Sound like a time-consuming process? It can be, for some small businesses. However, when done right, with plenty of planning and research, small business owners can land their share of federal business contracts. Here are a few important steps to take if your would like to try your hand at entering the federal marketplace.
Step one is to get certified and registered to do business with the federal government. It’s not that hard or complicated, although it can get time-consuming.
Once you are sure that you qualify to sell to the government as a small business, you’ll need to apply for a Dun & Bradstreet, or D-U-N-S, number. A D-U-N-S number is a unique nine-digit identification number for each physical location of your business. D-U-N-S number assignment is free for all businesses required to register with the federal government for contracts or grants.
Next, you’ll need to register in the System for Award Management (SAM) database. SAM is a database of all businesses that sell to the government. It is used by government employees and purchasing officials to search for services and products and the companies that sell them.

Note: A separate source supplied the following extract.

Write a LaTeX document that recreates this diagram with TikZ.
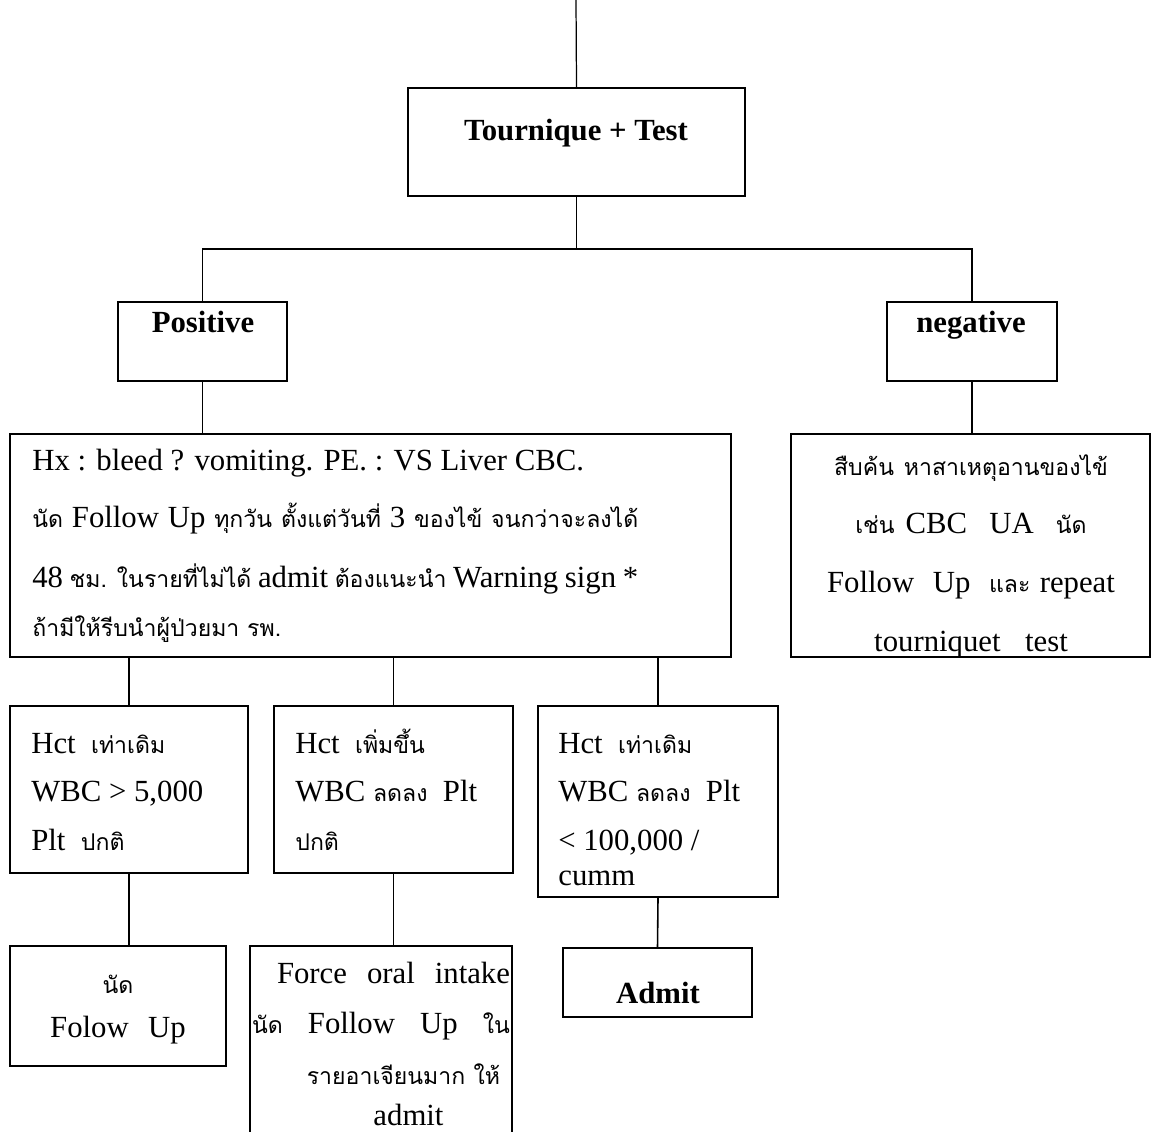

You’ll also need to obtain a Contract Vehicle. A Contract Vehicle is a form of pre-authorization that lets government purchasers know you are an approved supplier. They also include pre-agreed pricing for your products and services. They can sometimes get lengthy and often take a substantial amount of time to complete.
Make sure you identify your target market just like you would in the civilian market. Agencies and departments have different goals, so aim your research at finding your best fit. The information you need to research agency goals, missions and budgets is in the public domain. Sites like USA.gov, USAspending.gov, FedBizOpps.gov and the Federal Procurement Data System have information on agency profiles, government spending, and current opportunities.
Once you’ve identified your target market, line up reference customers and case studies that support your performance as a trusted supplier in the marketplace. The government is very particular about past performance.
The U.S. federal government is the largest purchaser of goods and services in the world. Start the bidding!